Locate and copy all lines bearing the word "chart".
---+---
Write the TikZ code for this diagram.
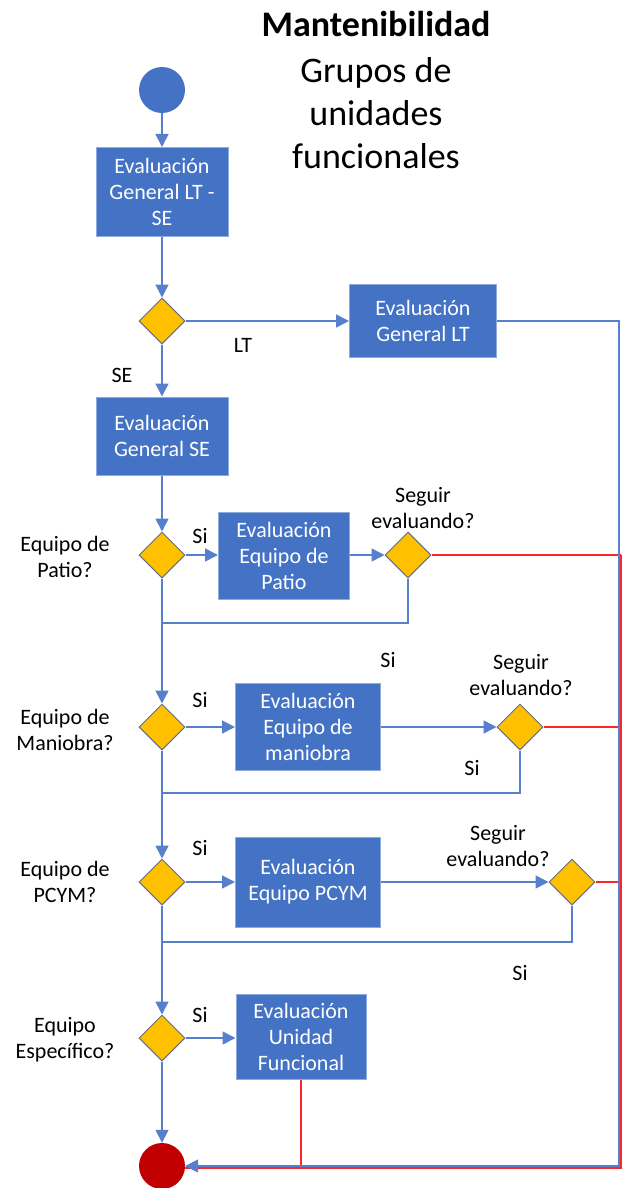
\documentclass[tikz,border=0pt]{standalone}
\usepackage{fontspec}
\setmainfont{Carlito}
\usetikzlibrary{shapes.geometric,arrows.meta}
\definecolor{boxblue}{RGB}{68,114,196}
\definecolor{lineblue}{RGB}{86,128,206}
\definecolor{dgold}{RGB}{255,192,0}
\definecolor{dedge}{RGB}{96,110,140}
\definecolor{endred}{RGB}{192,0,0}
\definecolor{backred}{RGB}{250,40,40}

\begin{document}
\begin{tikzpicture}[x=1pt,y=-1pt,
  evalbox/.style={rectangle,fill=boxblue,draw=boxblue!60!white,line width=1pt,
    text=white,align=center,inner sep=0pt,font=\fontsize{22}{26}\selectfont},
  decision/.style={diamond,aspect=1,fill=dgold,draw=dedge,line width=1pt,
    minimum width=46pt,minimum height=46pt,inner sep=0pt},
  startdot/.style={circle,fill=boxblue,minimum size=46pt,inner sep=0pt},
  enddot/.style={circle,fill=endred,minimum size=46pt,inner sep=0pt},
  lbl/.style={align=center,inner sep=0pt,font=\fontsize{22}{26}\selectfont},
  flow/.style={draw=lineblue,line width=1.6pt,-{Triangle[length=13pt,width=13pt]}},
  retline/.style={draw=lineblue,line width=1.6pt},
  back/.style={draw=backred,line width=1.3pt}]

\useasboundingbox (0,0) rectangle (622,1188);

\node (title) at (376,24) {\fontsize{36}{43}\selectfont\bfseries Mantenibilidad};
\node (sub) [align=center,inner sep=0pt,font=\fontsize{36}{43}\selectfont] at (376,113)
  {Grupos de\\unidades\\funcionales};

\node (start) [startdot] at (162,90) {};
\node (gen) [evalbox,minimum width=132pt,minimum height=89pt] at (162,192)
  {Evaluación\\General LT -\\SE};
\node (d1) [decision] at (162,321) {};
\node (genlt) [evalbox,minimum width=147pt,minimum height=73pt] at (423,321)
  {Evaluación\\General LT};
\node (genSE) [evalbox,minimum width=132pt,minimum height=78pt] at (162,436)
  {Evaluación\\General SE};

\node (d2) [decision] at (162,555) {};
\node (patio) [evalbox,minimum width=131pt,minimum height=87pt] at (284,556)
  {Evaluación\\Equipo de\\Patio};
\node (s1) [decision] at (408,555) {};

\node (d3) [decision] at (162,727) {};
\node (maniobra) [evalbox,minimum width=145pt,minimum height=87pt] at (308,727)
  {Evaluación\\Equipo de\\maniobra};
\node (s2) [decision] at (520,727) {};

\node (d4) [decision] at (162,882) {};
\node (pcym) [evalbox,minimum width=145pt,minimum height=90pt] at (308,882)
  {Evaluación\\Equipo PCYM};
\node (s3) [decision] at (572,882) {};

\node (d5) [decision] at (162,1038) {};
\node (unidad) [evalbox,minimum width=130pt,minimum height=85pt] at (301,1037)
  {Evaluación\\Unidad\\Funcional};

\node (fin) [enddot] at (162,1166) {};

\node (lLT) [lbl] at (243,345) {LT};
\node (lSE) [lbl] at (122,375) {SE};
\node (q1) [lbl] at (65,557) {Equipo de\\Patio?};
\node (q2) [lbl] at (65,730) {Equipo de\\Maniobra?};
\node (q3) [lbl] at (65,882) {Equipo de\\PCYM?};
\node (q4) [lbl] at (65,1040) {Equipo\\Específico?};
\node (si1) [lbl] at (200,536) {Si};
\node (si2) [lbl] at (200,700) {Si};
\node (si3) [lbl] at (200,848) {Si};
\node (si4) [lbl] at (200,1015) {Si};
\node (siA) [lbl] at (388,660) {Si};
\node (siB) [lbl] at (472,768) {Si};
\node (siC) [lbl] at (520,973) {Si};
\node (c1) [lbl] at (423,508) {Seguir\\evaluando?};
\node (c2) [lbl] at (521,675) {Seguir\\evaluando?};
\node (c3) [lbl] at (498,846) {Seguir\\evaluando?};

\coordinate (j1) at (162,623);
\coordinate (j2) at (162,793);
\coordinate (j3) at (162,942);
\coordinate (rtop) at (619,321);
\coordinate (rbot) at (619,1166);
\coordinate (redtop) at (621,555);
\coordinate (redbot) at (621,1168);
\coordinate (redmid) at (301,1168);

\path
(start) edge [flow] (gen)
(gen) edge [flow] (d1)
(d1) edge [flow] (genlt)
(d1) edge [flow] (genSE)
(genSE) edge [flow] (d2)
(d2.east) edge [flow] (d2.east -| patio.west)
(patio.east |- s1.west) edge [flow] (s1.west)
(d2) edge [flow] (d3)
(d3) edge [flow] (maniobra)
(maniobra) edge [flow] (s2)
(d3) edge [flow] (d4)
(d4) edge [flow] (pcym)
(pcym) edge [flow] (s3)
(d4) edge [flow] (d5)
(d5.east) edge [flow] (d5.east -| unidad.west)
(d5) edge [flow] (fin)
;

\draw [retline] (s1.south) |- (j1);
\draw [retline] (s2.south) |- (j2);
\draw [retline] (s3.south) |- (j3);

\draw [back] (s1.east) -- (redtop |- s1.east);
\draw [back] (s2.east) -- (redtop |- s2.east);
\draw [back] (s3.east) -- (redtop |- s3.east);
\draw [back] (unidad.south) -- (redmid);
\draw [back] (redtop) -- (redbot) -- (fin.east |- redbot);

\draw [flow] (genlt.east) -- (rtop) -- (rbot) -- (fin.east);

\end{tikzpicture}
\end{document}
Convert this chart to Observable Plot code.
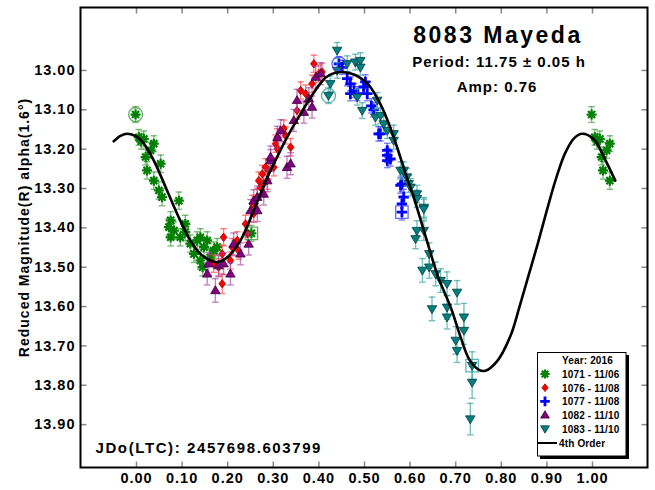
<!DOCTYPE html>
<html><head><meta charset="utf-8">
<script src="https://cdn.jsdelivr.net/npm/d3@7"></script>
<script src="https://cdn.jsdelivr.net/npm/@observablehq/plot@0.6"></script>
<style>
html,body{margin:0;padding:0;background:#fff;}
#wrap{position:relative;width:655px;height:490px;font-family:"Liberation Sans",Arial,sans-serif;}
#legend{position:absolute;left:0;top:0;pointer-events:none;}
</style></head><body><div id="wrap"></div>
<script>
// ---- data: [phase, reduced magnitude, error] ----
const s1071 = [
 [-0.002,13.112,0.02],[0.005,13.170,0.02],[0.010,13.180,0.02],[0.016,13.174,0.02],[0.020,13.220,0.02],
 [0.023,13.254,0.022],[0.031,13.203,0.02],[0.038,13.186,0.02],[0.038,13.280,0.022],[0.049,13.305,0.022],
 [0.053,13.237,0.022],[0.056,13.322,0.022],[0.071,13.398,0.022],[0.075,13.381,0.022],[0.075,13.424,0.022],
 [0.082,13.407,0.022],[0.093,13.331,0.022],[0.096,13.424,0.022],[0.107,13.390,0.022],[0.107,13.411,0.022],
 [0.118,13.440,0.022],[0.126,13.466,0.022],[0.133,13.432,0.022],[0.140,13.424,0.022],[0.140,13.483,0.022],
 [0.145,13.500,0.022],[0.148,13.449,0.022],[0.155,13.432,0.022],[0.162,13.475,0.022],[0.169,13.458,0.022],
 [0.177,13.449,0.022],[0.252,13.414,0.02]
];
const s1076 = [
 [0.169,13.491,0.022],[0.180,13.500,0.022],[0.188,13.466,0.022],[0.188,13.542,0.025],[0.191,13.424,0.022],
 [0.206,13.483,0.022],[0.210,13.449,0.022],[0.221,13.432,0.022],[0.224,13.458,0.022],[0.239,13.390,0.022],
 [0.243,13.415,0.022],[0.254,13.339,0.022],[0.257,13.364,0.022],[0.265,13.322,0.022],[0.268,13.280,0.022],
 [0.272,13.297,0.022],[0.276,13.263,0.022],[0.279,13.288,0.022],[0.283,13.246,0.022],[0.287,13.280,0.022],
 [0.290,13.254,0.022],[0.301,13.246,0.022],[0.305,13.186,0.022],[0.309,13.170,0.022],[0.309,13.199,0.022],
 [0.323,13.148,0.022],[0.327,13.165,0.022],[0.338,13.195,0.022],[0.352,13.102,0.022],[0.360,13.051,0.022],
 [0.371,13.059,0.022],[0.385,13.034,0.022],[0.389,12.983,0.022],[0.400,13.008,0.022],[0.407,13.004,0.022]
];
const s1077 = [
 [0.444,12.983,0.018],[0.451,12.992,0.018],[0.462,13.021,0.018],[0.469,13.034,0.018],[0.469,13.059,0.018],
 [0.477,13.051,0.018],[0.484,13.059,0.018],[0.498,13.042,0.018],[0.502,13.029,0.018],[0.506,13.059,0.018],
 [0.515,13.090,0.018],[0.520,13.100,0.018],[0.531,13.161,0.018],[0.535,13.161,0.018],[0.550,13.203,0.018],
 [0.550,13.216,0.018],[0.550,13.229,0.018],[0.557,13.225,0.018],[0.579,13.292,0.02],[0.582,13.288,0.02],
 [0.586,13.322,0.02],[0.582,13.339,0.02],[0.582,13.360,0.02]
];
const s1082 = [
 [0.155,13.517,0.028],[0.158,13.491,0.028],[0.173,13.559,0.03],[0.180,13.496,0.028],[0.191,13.491,0.028],
 [0.206,13.517,0.028],[0.213,13.441,0.028],[0.228,13.466,0.028],[0.246,13.441,0.028],[0.250,13.356,0.028],
 [0.257,13.331,0.028],[0.265,13.356,0.028],[0.265,13.322,0.028],[0.279,13.314,0.028],[0.287,13.280,0.028],
 [0.294,13.229,0.028],[0.294,13.220,0.028],[0.309,13.170,0.028],[0.316,13.153,0.028],[0.330,13.246,0.028],
 [0.338,13.237,0.028],[0.345,13.127,0.028],[0.352,13.076,0.028],[0.367,13.106,0.028],[0.378,13.072,0.028],
 [0.385,13.093,0.028],[0.393,13.017,0.028],[0.404,13.008,0.028]
];
const s1083 = [
 [0.421,13.064,0.02],[0.425,13.034,0.02],[0.440,12.949,0.02],[0.440,13.000,0.02],[0.462,12.983,0.02],
 [0.480,12.979,0.02],[0.491,12.975,0.02],[0.491,12.992,0.02],[0.484,13.068,0.02],[0.495,13.102,0.02],
 [0.524,13.119,0.02],[0.528,13.076,0.02],[0.535,13.115,0.02],[0.542,13.136,0.02],[0.550,13.153,0.02],
 [0.564,13.161,0.022],[0.564,13.178,0.022],[0.579,13.254,0.022],[0.586,13.254,0.022],[0.593,13.271,0.022],
 [0.597,13.288,0.022],[0.601,13.297,0.022],[0.615,13.314,0.022],[0.615,13.326,0.022],[0.630,13.348,0.025],
 [0.630,13.352,0.025],[0.615,13.407,0.025],[0.630,13.407,0.025],[0.612,13.428,0.025],[0.642,13.466,0.028],
 [0.627,13.508,0.03],[0.642,13.500,0.028],[0.656,13.517,0.03],[0.667,13.534,0.03],[0.681,13.542,0.03],
 [0.703,13.564,0.03],[0.648,13.606,0.03],[0.681,13.602,0.03],[0.681,13.627,0.03],[0.718,13.627,0.035],
 [0.718,13.661,0.035],[0.700,13.686,0.035],[0.703,13.712,0.03],[0.736,13.750,0.035],[0.736,13.793,0.04],
 [0.732,13.886,0.04]
];
// marked points: [phase, mag, session]
const circledPts = [[-0.002,13.112,"1071"],[0.421,13.064,"1083"],[0.444,12.983,"1077"]];
const boxedPts = [[0.252,13.414,"1071"],[0.582,13.360,"1077"],[0.736,13.750,"1083"]];
// 4th order fit curve: [phase, mag]
const fitCurve = [
 [-0.05,13.180],[-0.035,13.166],[-0.02,13.161],[0.0,13.168],[0.016,13.186],[0.038,13.229],[0.067,13.305],
 [0.089,13.364],[0.118,13.432],[0.140,13.466],[0.162,13.483],[0.177,13.487],[0.199,13.475],[0.228,13.432],
 [0.257,13.356],[0.287,13.271],[0.30,13.240],[0.33,13.170],[0.36,13.110],[0.38,13.072],[0.40,13.038],
 [0.415,13.018],[0.43,13.008],[0.45,13.004],[0.47,13.008],[0.49,13.018],[0.51,13.038],[0.53,13.075],
 [0.55,13.125],[0.57,13.190],[0.59,13.262],[0.61,13.330],[0.64,13.445],[0.66,13.520],[0.69,13.605],
 [0.71,13.675],[0.73,13.735],[0.75,13.760],[0.765,13.763],[0.79,13.740],[0.82,13.675],[0.84,13.600],
 [0.86,13.520],[0.88,13.440],[0.90,13.355],[0.92,13.275],[0.94,13.210],[0.96,13.172],[0.977,13.161],
 [1.003,13.175],[1.025,13.220],[1.05,13.280]
];
const xTicks = [0,0.1,0.2,0.3,0.4,0.5,0.6,0.7,0.8,0.9,1.0];
const yTicks = [13.0,13.1,13.2,13.3,13.4,13.5,13.6,13.7,13.8,13.9];
const sessions = ["1071","1076","1077","1082","1083"];
const legendLabels = ["1071 - 11/06","1076 - 11/08","1077 - 11/08","1082 - 11/10","1083 - 11/10"];
const legendTitle = "Year: 2016";
const fitLabel = "4th Order";
const titleText = "8083 Mayeda";
const periodText = "Period: 11.75 \u00b1 0.05 h";
const ampText = "Amp: 0.76";
const jdText = "JDo(LTC): 2457698.603799";
const yLabel = "Reduced Magnitude(R) alpha(1.6\u00b0)";

// ---- symbols ----
const rad = s => Math.sqrt(s/Math.PI);
const symAst = {draw(c,s){const r=rad(s);for(let k=0;k<4;k++){const a=k*Math.PI/4;c.moveTo(-r*Math.cos(a),-r*Math.sin(a));c.lineTo(r*Math.cos(a),r*Math.sin(a));}}};
const symPlus = {draw(c,s){const r=rad(s);c.moveTo(-r,0);c.lineTo(r,0);c.moveTo(0,-r);c.lineTo(0,r);}};
const symDia = {draw(c,s){const r=rad(s);c.moveTo(0,-r);c.lineTo(r*0.8,0);c.lineTo(0,r);c.lineTo(-r*0.8,0);c.closePath();}};
const symUp = {draw(c,s){const r=rad(s);c.moveTo(-r*1.1,r*0.75);c.lineTo(r*1.1,r*0.75);c.lineTo(0,-r*1.1);c.closePath();}};
const symDown = {draw(c,s){const r=rad(s);c.moveTo(-r*1.1,-r*0.75);c.lineTo(r*1.1,-r*0.75);c.lineTo(0,r*1.1);c.closePath();}};
const symCap = {draw(c,s){const r=rad(s);c.moveTo(-r,0);c.lineTo(r,0);}};
const tickUp = {draw(c){c.moveTo(0,0);c.lineTo(0,-6);}};
const tickDown = {draw(c){c.moveTo(0,0);c.lineTo(0,6);}};
const tickRight = {draw(c){c.moveTo(0,0);c.lineTo(6,0);}};
const tickLeft = {draw(c){c.moveTo(0,0);c.lineTo(-6,0);}};

const style = {
 "1071": {sym: symAst, r: 5, fill: "none", stroke: "#008000", sw: 2.2, err: "#3a9a3a"},
 "1076": {sym: symDia, r: 4.2, fill: "#ff0000", stroke: "#a00000", sw: 0.8, err: "#ff4040"},
 "1077": {sym: symPlus, r: 5.2, fill: "none", stroke: "#0000ff", sw: 2.8, err: "#4040ff"},
 "1082": {sym: symUp, r: 4.3, fill: "#800080", stroke: "#3a003a", sw: 0.8, err: "#a040a0"},
 "1083": {sym: symDown, r: 4.3, fill: "#008080", stroke: "#003c3c", sw: 0.8, err: "#30a0a0"}
};

const rows = a => a.map(([phase, mag, err]) => ({phase, mag, err}));
const dataBy = {
 "1071": rows(s1071).concat(rows(s1071).filter(d => d.phase < 0.045).map(d => ({...d, phase: d.phase + 1}))),
 "1076": rows(s1076), "1077": rows(s1077), "1082": rows(s1082), "1083": rows(s1083)
};

function seriesMarks(key){
 const d = dataBy[key], st = style[key];
 return [
  Plot.ruleX(d, {x: "phase", y1: v => v.mag - v.err, y2: v => v.mag + v.err, stroke: st.err, strokeWidth: 1.4, strokeOpacity: 0.65}),
  Plot.dot(d, {x: "phase", y: v => v.mag - v.err, symbol: symCap, r: 3.3, fill: "none", stroke: st.err, strokeWidth: 1.4, strokeOpacity: 0.65}),
  Plot.dot(d, {x: "phase", y: v => v.mag + v.err, symbol: symCap, r: 3.3, fill: "none", stroke: st.err, strokeWidth: 1.4, strokeOpacity: 0.65}),
  Plot.dot(d, {x: "phase", y: "mag", symbol: st.sym, r: st.r, fill: st.fill, stroke: st.stroke, strokeWidth: st.sw})
 ];
}

const font = '"Liberation Sans", Arial, sans-serif';
const chart = Plot.plot({
 width: 655, height: 490,
 marginLeft: 80, marginRight: 8, marginTop: 7, marginBottom: 23,
 style: {fontFamily: font, fontWeight: "bold", fontSize: "14.5px", letterSpacing: "1px", color: "#000", background: "#fff"},
 x: {domain: [-0.1228, 1.1206], axis: null},
 y: {domain: [12.84, 14.009], reverse: true, axis: null},
 marks: [
  ...sessions.flatMap(seriesMarks),
  Plot.dot(circledPts, {x: d => d[0], y: d => d[1], symbol: "circle", r: 7, fill: "none", stroke: d => style[d[2]].err, strokeWidth: 1.3, strokeOpacity: 0.8}),
  Plot.dot(boxedPts, {x: d => d[0], y: d => d[1], symbol: "square", r: 7, fill: "none", stroke: d => style[d[2]].err, strokeWidth: 1.3, strokeOpacity: 0.8}),
  Plot.line(fitCurve, {x: d => d[0], y: d => d[1], curve: "catmull-rom", stroke: "#000", strokeWidth: 2.6}),
  // inward ticks on all four sides
  Plot.dot(xTicks, {x: d => d, frameAnchor: "bottom", symbol: tickUp, stroke: "#888", strokeWidth: 1.5}),
  Plot.dot(xTicks, {x: d => d, frameAnchor: "top", symbol: tickDown, stroke: "#888", strokeWidth: 1.5}),
  Plot.dot(yTicks, {y: d => d, frameAnchor: "left", symbol: tickRight, stroke: "#888", strokeWidth: 1.5}),
  Plot.dot(yTicks, {y: d => d, frameAnchor: "right", symbol: tickLeft, stroke: "#888", strokeWidth: 1.5}),
  Plot.axisX(xTicks, {anchor: "bottom", tickSize: 0, tickPadding: 5, tickFormat: d => d.toFixed(2), label: null, fontSize: 14.5}),
  Plot.axisY(yTicks, {anchor: "left", tickSize: 0, tickPadding: 5, tickFormat: d => d.toFixed(2), label: null, fontSize: 14.5}),
  Plot.frame({stroke: "#000", strokeWidth: 2}),
  Plot.text([yLabel], {text: d => d, frameAnchor: "left", textAnchor: "middle", rotate: -90, dx: -56, dy: -10, fontSize: 14, fontWeight: "bold", lineAnchor: "middle"}),
  Plot.text([titleText], {text: d => d, frameAnchor: "top", dx: 134, dy: 28, fontSize: 23, fontWeight: "bold", lineAnchor: "middle"}),
  Plot.text([periodText], {text: d => d, frameAnchor: "top", dx: 135, dy: 54.5, fontSize: 15, fontWeight: "bold", lineAnchor: "middle"}),
  Plot.text([ampText], {text: d => d, frameAnchor: "top", dx: 133, dy: 80, fontSize: 15, fontWeight: "bold", lineAnchor: "middle"}),
  Plot.text([jdText], {text: d => d, frameAnchor: "bottom-left", textAnchor: "start", dx: 15, dy: -19, fontSize: 15, fontWeight: "bold", lineAnchor: "middle"})
 ]
});
const wrap = document.getElementById("wrap");
wrap.appendChild(chart);
const svgSel = d3.select(chart);
svgSel.selectAll("text").filter(function(){ return this.textContent === titleText; }).style("letter-spacing", "2.5px");
svgSel.selectAll("text").filter(function(){ return this.textContent === jdText; }).style("letter-spacing", "1.6px");

// ---- legend (inside plot area) ----
const lg = d3.select(wrap).append("svg").attr("id", "legend").attr("width", 655).attr("height", 490)
 .style("font-family", font).style("font-weight", "bold").style("font-size", "10px").style("letter-spacing", "0.15px");
lg.append("rect").attr("x", 540).attr("y", 355).attr("width", 89).attr("height", 104).attr("fill", "#000");
lg.append("rect").attr("x", 537.5).attr("y", 352.5).attr("width", 88.5).attr("height", 103.5).attr("fill", "#fff").attr("stroke", "#000").attr("stroke-width", 1);
lg.append("text").attr("x", 562).attr("y", 364).text(legendTitle);
sessions.forEach((k, i) => {
 const yb = 378 + i * 13.7, st = style[k];
 lg.append("path").attr("transform", `translate(545,${yb - 4})`)
  .attr("d", d3.symbol().type(st.sym).size(Math.PI * st.r * st.r * 0.85)())
  .attr("fill", st.fill).attr("stroke", st.stroke).attr("stroke-width", st.sw);
 lg.append("text").attr("x", 562).attr("y", yb).text(legendLabels[i]);
});
lg.append("line").attr("x1", 538).attr("x2", 557).attr("y1", 443).attr("y2", 443).attr("stroke", "#000").attr("stroke-width", 2);
lg.append("text").attr("x", 559).attr("y", 446.5).text(fitLabel);
</script></body></html>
---+---
ANSWER TO THIS TASK:
Convert this chart to Observable Plot code.
const chart = Plot.plot({
wrap.appendChild(chart);
const svgSel = d3.select(chart);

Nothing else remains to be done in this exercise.